Hay otro aspecto fundamental para comprender estas actitudes del anarquismo, al que dedicaremos más adelante una atención especial. Nos referimos a su concepción de la dialéctica, que nunca fue hegeliana, dado que consideraban ésta como una dialéctica cerrada, defensora de una síntesis final en la que se acabarían todas las contradicciones; esa síntesis, para el anarquismo, sería un nuevo triunfo del despotismo y la explotación. Hay tesis y antítesis, pero no síntesis; la humanidad se encamina hacia una etapa final, pero ni podemos saber exactamente cómo será ni está predeterminada necesariamente desde ahora. Por eso prefirieron el molde cientificista-naturalista de la inducción tal como se planteaba en su siglo. Es muy posible que el fallo de muchos teóricos del anarquismo, y pensamos ahora en un Ricardo Mella, fuera el obsesionarse con no predeterminar nada, con no imponer soluciones preestablecidas que pudieran ser germen de nuevas dictaduras:

«Sistematizar es labor de ciencia, y sistematizando nos cerramos a la ciencia: dogmatizamos. He aquí la razón de todo coto cercado; he aquí la causa de que las creencias quiebren […]. Mas allí donde se alzare un nuevo andamiaje, donde se abrieren nuevos surcos y se edificaren nuevos muros, compareced con vuestros picos y no dejéis piedra sobre piedra. El pensamiento requiere espacio sin límites, el tiempo sin término, la libertad sin mojones. No puede haber teorías acabadas, sistematizaciones completas, filosofías únicas, porque no hay una verdad absoluta, inmutable; hay verdades y verdades, adquiridas y por adquirir».[7]

Es importante tener claro estos dos aspectos, pero, en contra de Mella, no pensamos que sea suficiente quedarse en ellos. Efectivamente, no hay verdades absolutas, pero sí hay verdades objetivas. Los sistemas no deben ser cerrados, pero sí son necesarios.

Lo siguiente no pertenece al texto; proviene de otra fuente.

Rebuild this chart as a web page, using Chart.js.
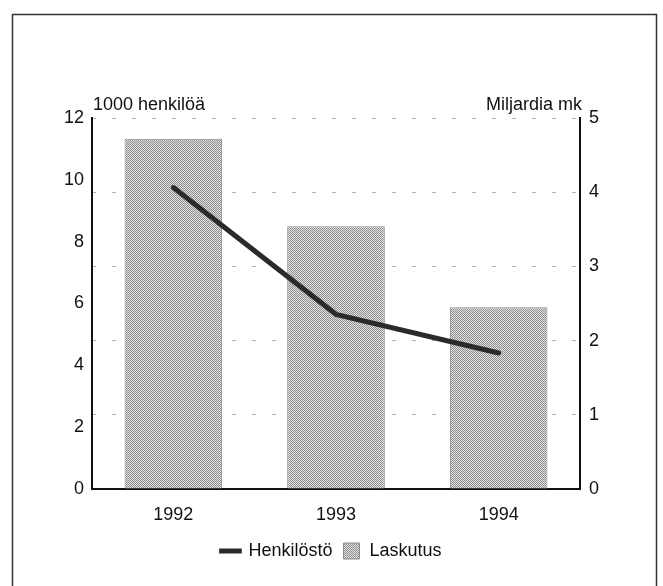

Las relaciones entre la necesidad y la libertad en el desarrollo de la historia hay que tratarlas con más rigor y profundidad, so pena de padecer, no sin razón, la acusación de espontaneístas y retóricos.

Carlos Díaz & Félix García
16 tesis sobre Anarquismo, Zyx, Bilbao, 1976.



[1] Daniel Guerin, El anarquismo, Proyección, Buenos Aires, 1968.
[2] Pío Baroja recoge perfectamente este ambiente de esperanza en una revolución total compartida por los medios anarquistas españoles en su novela Aurora Roja, esperanza que no será compartida ya por el movimiento anarquista posterior.
[3] Carlos Díaz, Demopedia anarquista, «Pensamiento», vol. 29, 1973.
[4] Mijaíl Bakunin, Dios y el Estado, Ginebra, 1882.
[5] Ampliamente tratado en Antonio Elorza, «El anarcosindicalismo español bajo la dictadura», Revista de Trabajo, n. 39-40, 1972.
[6] El Productor, n. 1, 1925.
[7] Ricardo Mella, «La bancarrota de las creencias» en Cuestiones sociales, Valencia, 1912.